Reconstructive surgery; narrow view of success

February 27, 2012 § 4 Comments

First of all, this essay , “The tyranny of the esthetic,” was eye-opening for me, because I was not aware that it could be decided so early in a children’s lives that their sexual organs could be deemed “abnormal.”  In the stories presented, it seemed early in their lives to determine the need for a surgical procedure to “fix” their abnormal genitalia.  What I find most interesting is that the definitions of what is normal are not biologically determined, but socially determined.  Since there is no physical danger for the abnormalities faced by these children, the motivation is social conformity with ideas about gender and sex.

This reminds me of the story about David Reimer, a well-known case of gender and sexual reassignment that was not successful, but was marketed as though it was by the physician who promoted gender identity as a product of nature.  The following link tells the story of David, http://reason.com/archives/2004/05/24/the-death-of-david-reimer.  David was the victim of a botched circumcision that left him without most of his penis at 8 months.  His parents took the advice of his physician, and they had him surgically reassigned as a girl named Brenda.  The surgery was deemed successful, though Brenda did not feel as though she was a girl.  She was finally told her story, and she suffered psychological and emotional problems as a result.  She decided to transition back to a man, and had another sexual reassignment surgery.  David eventually committed suicide.  This story shows the detrimental effects of hiding the truth from children and not being honest with them about the surgeries they have had.  Although these conversations may make parents uncomfortable, it is important that they engage their children in these talks.  Hopefully with more openness about this subject, there will be fewer instances of stories like David’s, Martha’s, and Angela’s.
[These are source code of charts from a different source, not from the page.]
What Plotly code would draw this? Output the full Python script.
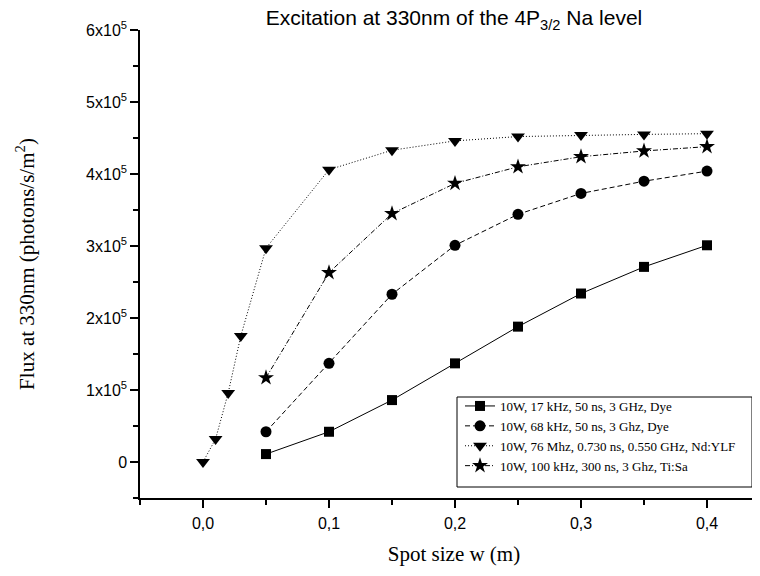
import plotly.graph_objects as go

# ---- data ----
x_common = [0.05, 0.10, 0.15, 0.20, 0.25, 0.30, 0.35, 0.40]
x_yLF = [0.0, 0.01, 0.02, 0.03, 0.05, 0.10, 0.15, 0.20, 0.25, 0.30, 0.35, 0.40]

flux_dye17 = [0.11e5, 0.42e5, 0.86e5, 1.37e5, 1.88e5, 2.34e5, 2.71e5, 3.01e5]
flux_dye68 = [0.42e5, 1.37e5, 2.33e5, 3.01e5, 3.44e5, 3.73e5, 3.90e5, 4.04e5]
flux_ndylf = [0.0, 0.32e5, 0.96e5, 1.75e5, 2.97e5, 4.06e5, 4.33e5, 4.46e5, 4.52e5, 4.54e5, 4.55e5, 4.56e5]
flux_tisa = [1.17e5, 2.63e5, 3.45e5, 3.87e5, 4.10e5, 4.24e5, 4.32e5, 4.38e5]

names = [
    "10W, 17 kHz, 50 ns, 3 GHz, Dye",
    "10W, 68 kHz, 50 ns, 3 Ghz, Dye",
    "10W, 76 Mhz, 0.730 ns, 0.550 GHz, Nd:YLF",
    "10W, 100 kHz, 300 ns, 3 Ghz, Ti:Sa",
]

x_tickvals = [0.0, 0.1, 0.2, 0.3, 0.4]
x_ticktext = ["0,0", "0,1", "0,2", "0,3", "0,4"]
y_tickvals = [0, 1e5, 2e5, 3e5, 4e5, 5e5, 6e5]
y_ticktext = ["0", "1x10<sup>5</sup>", "2x10<sup>5</sup>", "3x10<sup>5</sup>",
              "4x10<sup>5</sup>", "5x10<sup>5</sup>", "6x10<sup>5</sup>"]

# ---- figure ----
fig = go.Figure()
series = [
    (x_common, flux_dye17, names[0], "square", "solid", 10),
    (x_common, flux_dye68, names[1], "circle", "5px,3px", 11),
    (x_yLF, flux_ndylf, names[2], "triangle-down", "1px,2px", 12),
    (x_common, flux_tisa, names[3], "star", "5px,2px,1px,2px", 12),
]
for xs, ys, nm, sym, dash, sz in series:
    fig.add_trace(go.Scatter(
        x=xs, y=ys, name=nm, mode="lines+markers",
        line=dict(color="black", width=1, dash=dash),
        marker=dict(symbol=sym, size=sz, color="black"),
    ))

OFF = 8  # page body margin
W, H = 760, 576
L, R, T, B = 132, 0, 22, 86
pw, ph = W - L - R, H - T - B

def px_x(p):  # page pixel -> paper x
    return (p - OFF - L) / pw

def px_y(p):  # page pixel -> paper y
    return (H - B - (p - OFF)) / ph

fig.add_shape(type="rect", xref="paper", yref="paper",
              x0=px_x(457), x1=px_x(752), y0=px_y(487), y1=px_y(397),
              line=dict(color="black", width=1), fillcolor="rgba(0,0,0,0)")

fig.update_layout(
    width=W, height=H,
    margin=dict(l=L, r=R, t=T, b=B, autoexpand=False),
    plot_bgcolor="white", paper_bgcolor="white",
    title=dict(text="Excitation at 330nm of the 4P<sub>3/2</sub> Na level",
               x=0.5, xref="paper", y=1 - (18 - OFF) / H, yref="container",
               xanchor="center", yanchor="middle",
               font=dict(family="Liberation Sans", size=21, color="black")),
    showlegend=True,
    legend=dict(x=px_x(460), y=px_y(391), xanchor="left", yanchor="top",
                bgcolor="rgba(0,0,0,0)", borderwidth=0,
                font=dict(family="Liberation Serif", size=13, color="black"),
                tracegroupgap=0),
    xaxis=dict(range=[-0.05, -0.05 + pw / 1260], showline=True, linecolor="black", linewidth=1.5,
               ticks="outside", ticklen=8, tickwidth=1.5, tickcolor="black",
               tickvals=x_tickvals, ticktext=x_ticktext, ticklabelstandoff=2,
               minor=dict(dtick=0.05, tick0=0, ticks="outside", ticklen=5,
                          tickwidth=1.5, tickcolor="black", showgrid=False),
               showgrid=False, zeroline=False,
               tickfont=dict(family="Liberation Sans", size=16, color="black"),
               title=dict(text="Spot size w (m)", standoff=15,
                          font=dict(family="Liberation Serif", size=21, color="black"))),
    yaxis=dict(range=[-0.5e5, 6e5], showline=True, linecolor="black", linewidth=1.5,
               ticks="outside", ticklen=8, tickwidth=1.5, tickcolor="black",
               tickvals=y_tickvals, ticktext=y_ticktext,
               minor=dict(dtick=0.5e5, tick0=0, ticks="outside", ticklen=5,
                          tickwidth=1.5, tickcolor="black", showgrid=False),
               showgrid=False, zeroline=False,
               tickfont=dict(family="Liberation Sans", size=16, color="black"),
               title=dict(text="Flux at 330nm (photons/s/m<sup>2</sup>)", standoff=46,
                          font=dict(family="Liberation Serif", size=21, color="black"))),
)

fig.write_html("out.html")
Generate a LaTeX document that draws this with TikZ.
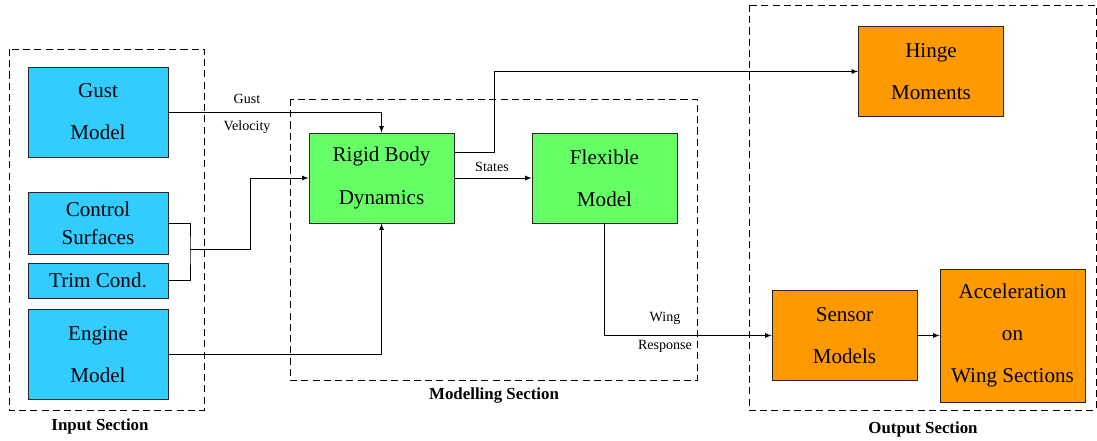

One last part of the essay that sparked my interest is the evaluation of what is a successful genital reconstructive surgery.  It seems as though success is based on whether the physical being looks the way it should.  This totally negates the psychological effects of these surgeries and the aftermath.  If the person is suffering emotionally and psychologically from the surgery, the surgery is not successful.

§ 4 Responses to Reconstructive surgery; narrow view of success

  • futurepublicist2013 says:

    I definitely agree with this point of view. It is very odd and disappointing that parents would do such things to their children all because of something “socially determined” rather than something actually be physically wrong and have to be corrected. What else I find interesting about this post is that there is a story that ended in someone taking their own life because they could not deal with the emotional stress and pain that came from the surgery performed on him as a baby. I had not previously known this.

  • I agree with your post, and it is important in pointing out that they fix what is wrong according to society’s standards rather than biological needs. I am shocked just as you are that this kind of surgery is legal in a nation that embraces human rights and the liberty to be who they are born to be. Parents very rarely question their physicians and are very easily persuaded hearing that this is “good for them” and if they don’t act quickly, their child is “at risk”. The public is silent about such matters and parents are rarely educated and given the chance to think for themselves. We are often too worried about standing out from the crowd and worried that we might not be loved for who we are. but in this world where only one type is considered beautiful, we can hardly blame parents for fearing for their children. We should be worried about the messages we pass on to our next generation, if we “fix” them just to please the social standards, we can hardly ask them to “be themselves’. This is an ironic ideal, growing up teachers and our parents encourage us to be who we are and when we grow older, college and employers ask us what makes us stand out from the crowd and why we are unique. If at birth, parents send this message to their children that once they are born, they already are “unfit”- imagine the emotional trauma when the child grows up and realize that he or she does not fit the bill not only by society’s standards but perhaps what hurts the most is their own parents’ standards. As more and more surgical procedures become available, we need to question them and even our physicians about what is truly best for our children.

  • mlitwicki says:

    I watched the video clip before reading this post, and i was absolutely shocked. It was difficult for me to not be angry with the mother’s decision to literally change her son’s life. it’s horrible to even think about the fact that her decision is what ended her son’s life. it was particularly interesting for me that she said that her son wasn’t longed for this world. I’m confused how any mother could just predict that her son’s differences might eventually lead to suicide. it was like she knew that it would eventually lead to this. Later, the mother asked the physician what happens to other children who undergo this experiment, and he openly said :SUICIDE. it would have been nice for him to let her know that from the start. It’s sad and sickening that some physicians would rather have an interesting story and experiment than fully inform the parents of the possible emotional distress that they will inevitably feel. David’s story is one that definitely should be shared to parents put into this position.it’s hopeful to say that stories such as David’s could help prevent these surgeries from continuing.

  • Whenever I teach this essay, there are such passionate responses because people are either shocked or disgusted. I also think we should consider the issue of pleasure a person’s life. In other words: Is it worth is to “correct” genitalia so that they appear normal but ultimately they lose all sensation or worse inflict pain? What does it mean that we live in a society where physical appearance trumps physical usefulness, particularly use of parts of the body for the purpose of sexual pleasure?